The death toll topped 300 on Friday and it remained unclear what the final grim number would be. Military spokesman Shahin Islam told reporters that 304 bodies had been recovered.
Brig. Gen. Mohammed Siddiqul Alam Shikder, who is overseeing rescue operations, said 2,200 people have been rescued. The garment manufacturers' group said the factories in the building employed 3,122 workers, but it was not clear how many were inside it when it collapsed Wednesday in Savar, a suburb of Bangladesh's capital, Dhaka.
An army rescue worker, Maj. Abdul Latif, said Friday that he found one survivor still trapped under concrete slabs, surrounded by several bodies. At another place in the building, four survivors were found pinned under the debris, a fire official said. An Associated Press cameraman who accompanied a rescue crew heard two men's anguished cries for help; it was unknown Friday whether they were still alive.

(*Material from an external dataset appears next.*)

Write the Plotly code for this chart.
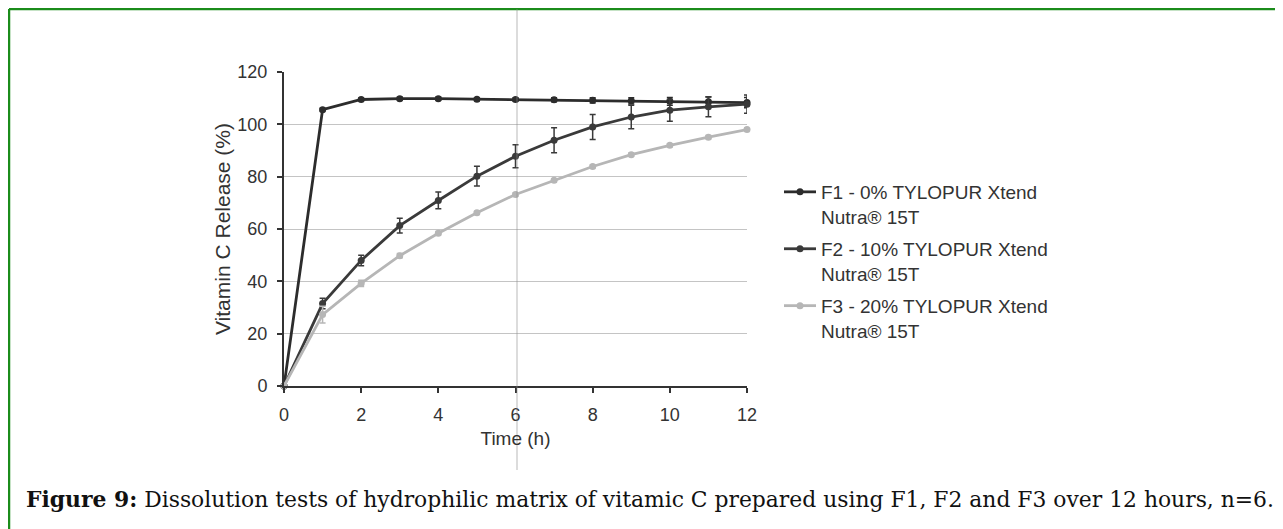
import plotly.graph_objects as go

time_h = [0, 1, 2, 3, 4, 5, 6, 7, 8, 9, 10, 11, 12]
f1_release = [0, 105.6, 109.5, 109.8, 109.8, 109.6, 109.5, 109.4, 109.2, 109.0, 108.8, 108.6, 108.3]
f1_err = [0, 0.5, 0.6, 0.6, 0.6, 0.6, 0.7, 0.8, 1.0, 1.2, 1.5, 1.8, 2.0]
f2_release = [0, 31.5, 48.0, 61.3, 70.9, 80.2, 87.8, 93.9, 99.0, 102.8, 105.4, 106.7, 107.7]
f2_err = [0, 2.0, 2.0, 2.8, 3.2, 3.8, 4.4, 4.8, 4.8, 4.5, 4.2, 3.8, 3.5]
f3_release = [0, 27.3, 39.2, 49.8, 58.4, 66.2, 73.2, 78.6, 83.9, 88.4, 92.0, 95.1, 98.0]
f3_err = [0, 3.2, 1.2, 0.8, 0.6, 0.6, 0.6, 0.6, 0.6, 0.6, 0.6, 0.6, 0.6]
series_names = ["F1 - 0% TYLOPUR Xtend<br>Nutra® 15T",
                "F2 - 10% TYLOPUR Xtend<br>Nutra® 15T",
                "F3 - 20% TYLOPUR Xtend<br>Nutra® 15T"]
y_ticks = [0, 20, 40, 60, 80, 100, 120]
x_ticks = [0, 2, 4, 6, 8, 10, 12]
caption_bold = "Figure 9:"
caption_text = " Dissolution tests of hydrophilic matrix of vitamic C prepared using F1, F2 and F3 over 12 hours, n=6."

W, H = 1283, 529
OFF = 8  # page body margin
L, R, T, B = 284 - OFF, 747 - OFF, 72 - OFF, 386 - OFF  # plot area in figure pixels


def px(xs):
    return (xs - OFF - L) / (R - L)


def py(ys):
    return (B - (ys - OFF)) / (B - T)


colors = ["#2c2c2c", "#3a3a3a", "#b6b6b6"]
series = [(f1_release, f1_err), (f2_release, f2_err), (f3_release, f3_err)]

fig = go.Figure()
for i, ((vals, errs), name, col) in enumerate(zip(series, series_names, colors)):
    fig.add_trace(go.Scatter(
        x=time_h, y=vals, name=name, mode="lines+markers",
        line=dict(color=col, width=2.8),
        marker=dict(color=col, size=7, symbol="circle"),
        error_y=dict(type="data", array=errs, visible=True, color=col, thickness=1.5, width=3),
        cliponaxis=False, legendgroup=f"g{i}",
    ))

green = "#1b8c1b"
shapes = [
    dict(type="line", xref="paper", yref="paper", x0=px(9), x1=px(1300), y0=py(9), y1=py(9),
         line=dict(color=green, width=2.5)),
    dict(type="line", xref="paper", yref="paper", x0=px(9), x1=px(9), y0=py(9), y1=py(545),
         line=dict(color=green, width=2.5)),
    # scan fold line
    dict(type="line", xref="paper", yref="paper", x0=px(517), x1=px(517), y0=py(9), y1=py(470),
         line=dict(color="rgba(140,140,140,0.5)", width=1.2)),
]

annotations = [
    dict(xref="paper", yref="paper", x=px(24), y=py(499), xanchor="left", yanchor="middle",
         showarrow=False, text=f"<b>{caption_bold}</b>{caption_text}",
         font=dict(family="DejaVu Serif", size=21.85, color="#111111")),
]

axis_font = dict(family="Liberation Sans, Arial", size=18, color="#333333")

fig.update_layout(
    width=W, height=H,
    margin=dict(l=L, r=W - R, t=T, b=H - B),
    paper_bgcolor="white", plot_bgcolor="white",
    font=dict(family="Liberation Sans, Arial", size=18, color="#333333"),
    showlegend=True,
    legend=dict(x=px(779), y=py(173), xanchor="left", yanchor="top",
                font=dict(family="Liberation Sans, Arial", size=19, color="#333333"),
                tracegroupgap=4.5, valign="top", bgcolor="rgba(0,0,0,0)",
                itemwidth=32),
    shapes=shapes,
    annotations=annotations,
    xaxis=dict(range=[0, 12], tickvals=x_ticks, showgrid=False, zeroline=False,
               showline=True, linecolor="#333333", linewidth=2,
               ticks="outside", ticklen=5, tickcolor="#333333", tickwidth=1.5,
               ticklabelstandoff=6,
               title=dict(text="Time (h)", font=dict(family="Liberation Sans, Arial", size=19, color="#333333"),
                          standoff=8),
               tickfont=axis_font),
    yaxis=dict(range=[0, 120], tickvals=y_ticks, showgrid=True, gridcolor="#c4c4c4", gridwidth=1.2,
               zeroline=False, showline=True, linecolor="#333333", linewidth=2,
               ticks="outside", ticklen=5, tickcolor="#333333", tickwidth=1.5,
               ticklabelstandoff=6,
               title=dict(text="Vitamin C Release (%)", font=dict(family="Liberation Sans, Arial", size=21, color="#333333"),
                          standoff=1),
               tickfont=axis_font),
)

fig.write_html("out.html")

Rescue workers said they were proceeding very cautiously inside the crumbling building, using their hands, hammers and shovels, to avoid more injuries and collapses. But they said the trapped workers were so badly hurt and weakened that they would need to be extricated within a few hours if they are to survive.
A military official, Maj. Gen. Chowdhury Hasan Suhrawardy, told reporters that search and rescue operations would continue until at least Saturday.
"We know a human being can survive for up to 72 hours in this situation. So our efforts will continue non-stop," he said.